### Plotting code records
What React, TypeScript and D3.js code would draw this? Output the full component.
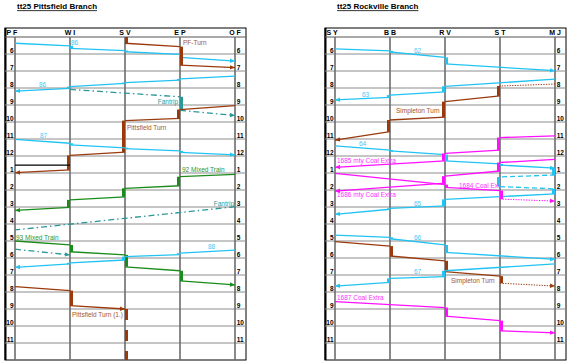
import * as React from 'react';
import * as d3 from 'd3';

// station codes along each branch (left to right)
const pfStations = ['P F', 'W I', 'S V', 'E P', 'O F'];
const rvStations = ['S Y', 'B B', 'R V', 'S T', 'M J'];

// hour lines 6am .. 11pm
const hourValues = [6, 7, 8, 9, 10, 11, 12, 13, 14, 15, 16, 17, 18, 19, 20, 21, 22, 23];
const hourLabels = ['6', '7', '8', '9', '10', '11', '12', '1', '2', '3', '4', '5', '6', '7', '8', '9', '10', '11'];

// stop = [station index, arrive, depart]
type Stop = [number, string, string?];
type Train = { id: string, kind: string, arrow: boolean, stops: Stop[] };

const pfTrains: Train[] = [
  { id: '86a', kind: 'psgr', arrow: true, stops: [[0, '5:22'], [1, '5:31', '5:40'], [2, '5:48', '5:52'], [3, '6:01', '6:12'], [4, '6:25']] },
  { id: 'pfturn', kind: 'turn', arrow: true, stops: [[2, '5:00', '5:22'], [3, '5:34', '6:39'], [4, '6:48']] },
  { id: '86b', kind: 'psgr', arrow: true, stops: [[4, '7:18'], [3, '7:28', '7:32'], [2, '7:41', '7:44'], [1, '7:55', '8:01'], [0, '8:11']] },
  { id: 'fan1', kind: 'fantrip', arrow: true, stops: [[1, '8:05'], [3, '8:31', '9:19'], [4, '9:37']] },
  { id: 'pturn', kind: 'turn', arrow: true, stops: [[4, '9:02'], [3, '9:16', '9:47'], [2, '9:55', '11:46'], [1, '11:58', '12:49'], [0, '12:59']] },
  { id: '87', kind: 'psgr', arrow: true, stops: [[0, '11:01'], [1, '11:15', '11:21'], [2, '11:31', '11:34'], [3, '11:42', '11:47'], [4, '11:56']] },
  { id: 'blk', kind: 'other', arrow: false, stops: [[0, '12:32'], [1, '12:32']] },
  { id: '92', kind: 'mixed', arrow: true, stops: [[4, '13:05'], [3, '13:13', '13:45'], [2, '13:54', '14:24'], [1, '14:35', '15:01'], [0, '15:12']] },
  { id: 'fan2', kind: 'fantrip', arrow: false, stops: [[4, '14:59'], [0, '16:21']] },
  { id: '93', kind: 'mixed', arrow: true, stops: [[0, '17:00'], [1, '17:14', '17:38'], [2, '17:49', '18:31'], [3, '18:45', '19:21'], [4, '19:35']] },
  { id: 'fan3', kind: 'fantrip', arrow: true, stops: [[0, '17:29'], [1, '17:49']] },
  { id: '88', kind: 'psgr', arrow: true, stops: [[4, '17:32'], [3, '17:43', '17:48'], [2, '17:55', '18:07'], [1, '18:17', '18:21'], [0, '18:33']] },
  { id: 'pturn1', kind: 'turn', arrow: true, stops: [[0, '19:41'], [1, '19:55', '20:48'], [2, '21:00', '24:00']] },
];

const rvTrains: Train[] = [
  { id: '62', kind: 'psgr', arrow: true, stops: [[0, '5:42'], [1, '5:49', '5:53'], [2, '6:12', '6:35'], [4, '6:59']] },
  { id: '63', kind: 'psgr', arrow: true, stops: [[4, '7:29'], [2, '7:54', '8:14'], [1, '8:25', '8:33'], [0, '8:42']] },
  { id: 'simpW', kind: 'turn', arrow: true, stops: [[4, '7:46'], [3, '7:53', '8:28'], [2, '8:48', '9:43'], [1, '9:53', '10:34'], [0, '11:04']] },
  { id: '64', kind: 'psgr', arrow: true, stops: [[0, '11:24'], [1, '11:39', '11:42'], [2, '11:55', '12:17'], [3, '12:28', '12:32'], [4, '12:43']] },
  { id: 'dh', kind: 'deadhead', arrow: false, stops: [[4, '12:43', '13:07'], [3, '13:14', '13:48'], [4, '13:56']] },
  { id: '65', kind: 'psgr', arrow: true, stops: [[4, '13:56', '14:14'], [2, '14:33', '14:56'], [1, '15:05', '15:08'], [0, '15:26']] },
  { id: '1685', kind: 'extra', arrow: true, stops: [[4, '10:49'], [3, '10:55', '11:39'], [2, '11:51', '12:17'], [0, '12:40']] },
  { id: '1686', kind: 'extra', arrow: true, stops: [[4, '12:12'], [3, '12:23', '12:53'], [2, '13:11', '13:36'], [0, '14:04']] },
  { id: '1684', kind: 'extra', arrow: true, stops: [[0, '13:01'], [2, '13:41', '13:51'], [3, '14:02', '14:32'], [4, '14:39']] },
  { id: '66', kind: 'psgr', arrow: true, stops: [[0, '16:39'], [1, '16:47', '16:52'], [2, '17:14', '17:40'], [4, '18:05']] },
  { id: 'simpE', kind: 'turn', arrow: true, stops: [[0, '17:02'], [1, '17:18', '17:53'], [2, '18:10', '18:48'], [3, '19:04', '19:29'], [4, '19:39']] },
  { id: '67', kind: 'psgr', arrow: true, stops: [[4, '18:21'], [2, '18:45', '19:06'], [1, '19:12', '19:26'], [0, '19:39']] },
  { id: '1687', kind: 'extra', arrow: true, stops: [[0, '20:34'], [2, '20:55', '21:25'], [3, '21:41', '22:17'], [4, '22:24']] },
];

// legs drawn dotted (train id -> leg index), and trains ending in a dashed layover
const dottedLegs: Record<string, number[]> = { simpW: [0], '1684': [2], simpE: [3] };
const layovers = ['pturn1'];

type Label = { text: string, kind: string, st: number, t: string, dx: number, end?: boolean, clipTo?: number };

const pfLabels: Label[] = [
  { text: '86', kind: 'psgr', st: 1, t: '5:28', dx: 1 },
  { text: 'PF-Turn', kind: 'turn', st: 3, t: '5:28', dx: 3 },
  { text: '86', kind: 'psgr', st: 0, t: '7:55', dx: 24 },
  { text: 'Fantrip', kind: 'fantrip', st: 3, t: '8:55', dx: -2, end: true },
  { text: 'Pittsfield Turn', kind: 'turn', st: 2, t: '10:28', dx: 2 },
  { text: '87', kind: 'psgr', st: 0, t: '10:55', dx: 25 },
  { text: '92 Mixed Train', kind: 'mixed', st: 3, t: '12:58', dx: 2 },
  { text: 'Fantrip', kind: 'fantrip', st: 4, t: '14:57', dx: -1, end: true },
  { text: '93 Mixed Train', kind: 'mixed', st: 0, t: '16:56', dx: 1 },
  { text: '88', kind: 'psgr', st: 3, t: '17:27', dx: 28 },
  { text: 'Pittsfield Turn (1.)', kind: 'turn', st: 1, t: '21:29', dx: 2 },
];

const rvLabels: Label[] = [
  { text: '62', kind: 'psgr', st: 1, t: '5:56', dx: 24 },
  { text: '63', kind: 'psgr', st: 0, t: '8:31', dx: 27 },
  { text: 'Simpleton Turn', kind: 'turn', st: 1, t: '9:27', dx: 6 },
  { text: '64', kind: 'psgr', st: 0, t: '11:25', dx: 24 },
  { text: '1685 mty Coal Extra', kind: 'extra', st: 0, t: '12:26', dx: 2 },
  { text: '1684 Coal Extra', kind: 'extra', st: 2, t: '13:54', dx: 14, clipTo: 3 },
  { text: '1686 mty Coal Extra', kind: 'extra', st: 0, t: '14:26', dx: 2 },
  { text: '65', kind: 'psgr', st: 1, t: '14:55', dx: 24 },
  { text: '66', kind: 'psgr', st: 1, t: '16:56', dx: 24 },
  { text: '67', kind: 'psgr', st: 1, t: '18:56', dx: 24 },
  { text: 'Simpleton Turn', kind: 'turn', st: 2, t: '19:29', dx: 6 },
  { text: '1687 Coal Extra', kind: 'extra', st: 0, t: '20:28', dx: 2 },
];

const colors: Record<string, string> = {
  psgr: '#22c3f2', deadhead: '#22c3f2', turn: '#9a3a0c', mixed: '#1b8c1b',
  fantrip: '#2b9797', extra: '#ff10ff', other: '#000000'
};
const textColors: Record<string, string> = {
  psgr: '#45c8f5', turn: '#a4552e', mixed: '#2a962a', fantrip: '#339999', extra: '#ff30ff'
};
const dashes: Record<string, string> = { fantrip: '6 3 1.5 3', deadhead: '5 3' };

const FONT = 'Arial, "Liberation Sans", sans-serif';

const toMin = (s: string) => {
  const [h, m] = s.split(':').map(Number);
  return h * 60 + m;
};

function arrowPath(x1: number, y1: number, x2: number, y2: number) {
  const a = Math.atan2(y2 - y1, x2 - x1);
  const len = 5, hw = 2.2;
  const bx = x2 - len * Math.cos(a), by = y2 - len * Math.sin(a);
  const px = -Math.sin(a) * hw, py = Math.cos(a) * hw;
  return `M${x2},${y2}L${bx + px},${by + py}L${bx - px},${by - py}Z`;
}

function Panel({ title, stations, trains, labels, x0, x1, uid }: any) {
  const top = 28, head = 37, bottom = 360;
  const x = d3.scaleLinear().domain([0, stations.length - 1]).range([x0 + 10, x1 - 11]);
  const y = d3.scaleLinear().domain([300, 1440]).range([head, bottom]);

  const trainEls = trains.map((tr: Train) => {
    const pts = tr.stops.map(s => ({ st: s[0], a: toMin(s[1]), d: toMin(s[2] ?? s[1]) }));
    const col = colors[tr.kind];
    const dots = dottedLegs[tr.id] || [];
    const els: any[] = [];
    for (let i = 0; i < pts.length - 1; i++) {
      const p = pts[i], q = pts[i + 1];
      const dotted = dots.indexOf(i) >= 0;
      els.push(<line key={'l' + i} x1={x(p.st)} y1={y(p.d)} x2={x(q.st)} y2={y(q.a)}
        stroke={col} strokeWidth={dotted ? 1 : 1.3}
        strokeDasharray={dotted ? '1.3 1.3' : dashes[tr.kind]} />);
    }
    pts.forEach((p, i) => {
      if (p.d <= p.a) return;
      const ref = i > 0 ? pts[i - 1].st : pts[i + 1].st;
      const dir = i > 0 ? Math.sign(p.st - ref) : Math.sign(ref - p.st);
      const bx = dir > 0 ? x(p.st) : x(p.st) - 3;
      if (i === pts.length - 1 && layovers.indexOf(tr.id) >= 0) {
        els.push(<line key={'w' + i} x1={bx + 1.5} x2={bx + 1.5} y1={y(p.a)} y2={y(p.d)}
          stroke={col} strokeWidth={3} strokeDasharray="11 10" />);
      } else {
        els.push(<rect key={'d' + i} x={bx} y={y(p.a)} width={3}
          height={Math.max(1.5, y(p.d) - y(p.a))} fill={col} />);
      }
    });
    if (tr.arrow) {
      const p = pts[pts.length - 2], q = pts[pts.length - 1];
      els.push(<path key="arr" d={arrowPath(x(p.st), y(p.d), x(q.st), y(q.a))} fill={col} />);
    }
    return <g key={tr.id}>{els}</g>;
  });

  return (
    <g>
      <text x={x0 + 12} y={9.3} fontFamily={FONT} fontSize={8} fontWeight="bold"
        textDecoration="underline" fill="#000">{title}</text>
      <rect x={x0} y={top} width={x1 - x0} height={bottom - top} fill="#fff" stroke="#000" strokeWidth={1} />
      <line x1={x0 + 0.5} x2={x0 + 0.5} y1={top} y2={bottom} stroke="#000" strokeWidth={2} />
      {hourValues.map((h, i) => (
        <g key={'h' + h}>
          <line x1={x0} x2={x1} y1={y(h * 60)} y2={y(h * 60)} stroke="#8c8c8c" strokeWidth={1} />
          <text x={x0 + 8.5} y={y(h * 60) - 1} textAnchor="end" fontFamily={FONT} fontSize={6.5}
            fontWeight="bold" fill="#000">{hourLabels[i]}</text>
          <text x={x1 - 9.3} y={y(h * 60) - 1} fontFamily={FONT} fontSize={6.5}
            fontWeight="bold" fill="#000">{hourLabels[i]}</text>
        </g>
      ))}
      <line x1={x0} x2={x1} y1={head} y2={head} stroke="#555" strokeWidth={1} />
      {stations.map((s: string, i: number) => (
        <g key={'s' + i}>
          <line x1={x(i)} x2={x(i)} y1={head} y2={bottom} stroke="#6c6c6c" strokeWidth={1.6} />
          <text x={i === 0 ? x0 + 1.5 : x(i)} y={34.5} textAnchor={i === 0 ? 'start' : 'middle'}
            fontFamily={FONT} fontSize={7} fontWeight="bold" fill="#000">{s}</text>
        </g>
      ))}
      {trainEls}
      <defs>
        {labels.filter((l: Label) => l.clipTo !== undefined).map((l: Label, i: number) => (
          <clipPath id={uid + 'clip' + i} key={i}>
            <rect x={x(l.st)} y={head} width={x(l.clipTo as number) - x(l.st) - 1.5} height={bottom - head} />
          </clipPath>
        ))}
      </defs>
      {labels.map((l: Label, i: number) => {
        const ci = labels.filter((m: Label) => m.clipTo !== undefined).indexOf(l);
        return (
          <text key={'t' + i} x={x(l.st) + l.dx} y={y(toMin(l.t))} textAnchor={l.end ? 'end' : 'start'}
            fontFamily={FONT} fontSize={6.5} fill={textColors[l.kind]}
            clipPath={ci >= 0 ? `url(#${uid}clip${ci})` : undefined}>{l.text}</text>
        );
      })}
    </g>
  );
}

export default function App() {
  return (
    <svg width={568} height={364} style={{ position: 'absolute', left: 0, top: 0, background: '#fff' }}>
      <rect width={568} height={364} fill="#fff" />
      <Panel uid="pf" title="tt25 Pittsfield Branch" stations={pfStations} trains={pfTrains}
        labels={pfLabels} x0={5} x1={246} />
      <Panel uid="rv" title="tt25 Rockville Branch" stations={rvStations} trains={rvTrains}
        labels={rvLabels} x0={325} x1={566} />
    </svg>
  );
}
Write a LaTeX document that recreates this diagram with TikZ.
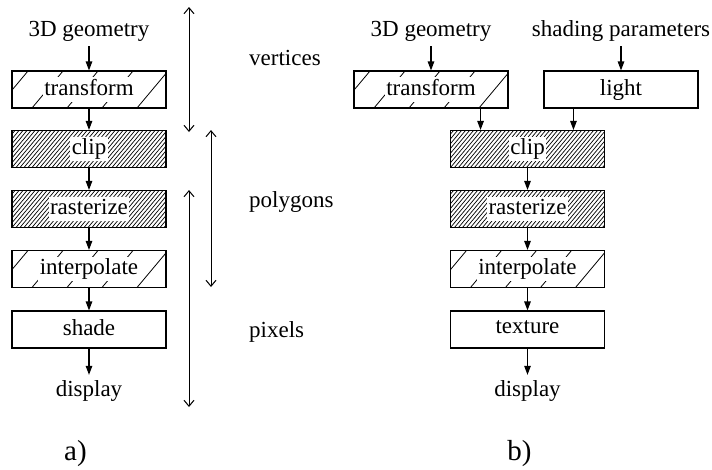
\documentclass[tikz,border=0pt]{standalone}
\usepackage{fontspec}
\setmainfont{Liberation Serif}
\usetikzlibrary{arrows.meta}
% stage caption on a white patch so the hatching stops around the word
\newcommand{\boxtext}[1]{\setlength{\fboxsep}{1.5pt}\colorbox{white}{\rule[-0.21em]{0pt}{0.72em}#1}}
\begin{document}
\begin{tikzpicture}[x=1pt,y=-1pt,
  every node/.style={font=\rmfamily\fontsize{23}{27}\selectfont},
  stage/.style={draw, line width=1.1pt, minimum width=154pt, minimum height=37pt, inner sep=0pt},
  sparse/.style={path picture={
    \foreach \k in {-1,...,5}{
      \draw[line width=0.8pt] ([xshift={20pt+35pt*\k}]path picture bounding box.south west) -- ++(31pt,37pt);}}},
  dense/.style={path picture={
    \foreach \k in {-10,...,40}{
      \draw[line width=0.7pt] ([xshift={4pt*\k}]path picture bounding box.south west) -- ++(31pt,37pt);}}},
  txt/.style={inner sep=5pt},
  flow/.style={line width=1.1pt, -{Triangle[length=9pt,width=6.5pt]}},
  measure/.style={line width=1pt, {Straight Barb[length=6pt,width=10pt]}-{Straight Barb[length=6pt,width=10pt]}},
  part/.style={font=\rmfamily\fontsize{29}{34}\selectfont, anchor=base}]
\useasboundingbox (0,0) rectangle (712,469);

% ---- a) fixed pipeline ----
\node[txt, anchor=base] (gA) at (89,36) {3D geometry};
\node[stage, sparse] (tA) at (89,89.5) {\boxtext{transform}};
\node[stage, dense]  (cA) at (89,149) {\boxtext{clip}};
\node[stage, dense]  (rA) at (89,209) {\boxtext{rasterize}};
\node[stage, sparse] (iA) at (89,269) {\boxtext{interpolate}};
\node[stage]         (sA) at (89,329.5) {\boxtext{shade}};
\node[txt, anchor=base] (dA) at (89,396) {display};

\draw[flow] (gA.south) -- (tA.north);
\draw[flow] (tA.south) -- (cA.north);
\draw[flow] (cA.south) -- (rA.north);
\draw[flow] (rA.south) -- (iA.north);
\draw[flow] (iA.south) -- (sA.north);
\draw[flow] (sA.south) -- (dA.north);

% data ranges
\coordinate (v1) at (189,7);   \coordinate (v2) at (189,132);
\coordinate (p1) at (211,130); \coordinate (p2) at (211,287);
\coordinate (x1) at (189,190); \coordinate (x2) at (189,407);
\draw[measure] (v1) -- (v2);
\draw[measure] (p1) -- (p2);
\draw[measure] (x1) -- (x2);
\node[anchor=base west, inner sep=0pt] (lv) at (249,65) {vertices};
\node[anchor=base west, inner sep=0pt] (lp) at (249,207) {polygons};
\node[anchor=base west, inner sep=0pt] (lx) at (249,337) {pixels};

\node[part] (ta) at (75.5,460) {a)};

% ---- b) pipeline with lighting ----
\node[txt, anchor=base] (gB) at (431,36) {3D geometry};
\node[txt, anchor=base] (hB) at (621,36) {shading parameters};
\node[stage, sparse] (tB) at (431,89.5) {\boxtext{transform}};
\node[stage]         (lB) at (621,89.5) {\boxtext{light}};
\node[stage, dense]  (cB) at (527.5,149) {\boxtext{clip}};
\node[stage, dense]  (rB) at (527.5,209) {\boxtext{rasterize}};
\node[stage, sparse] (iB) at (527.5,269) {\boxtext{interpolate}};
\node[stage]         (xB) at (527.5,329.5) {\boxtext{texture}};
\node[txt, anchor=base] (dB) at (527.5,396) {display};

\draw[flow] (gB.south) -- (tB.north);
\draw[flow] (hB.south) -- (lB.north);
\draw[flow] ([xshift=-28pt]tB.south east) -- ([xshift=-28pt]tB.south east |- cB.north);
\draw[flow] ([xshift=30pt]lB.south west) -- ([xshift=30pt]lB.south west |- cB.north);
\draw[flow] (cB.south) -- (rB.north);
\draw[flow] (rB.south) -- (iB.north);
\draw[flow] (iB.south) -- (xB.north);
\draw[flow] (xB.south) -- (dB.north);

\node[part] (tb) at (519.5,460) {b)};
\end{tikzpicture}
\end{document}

### Brief
Transcribe the entries from their first line to the line that holds "const rvStations = ['S", both included, and skip every picture.

### Reply to the exercise
What React, TypeScript and D3.js code would draw this? Output the full component.
import * as React from 'react';
import * as d3 from 'd3';

// station codes along each branch (left to right)
const pfStations = ['P F', 'W I', 'S V', 'E P', 'O F'];
const rvStations = ['S Y', 'B B', 'R V', 'S T', 'M J'];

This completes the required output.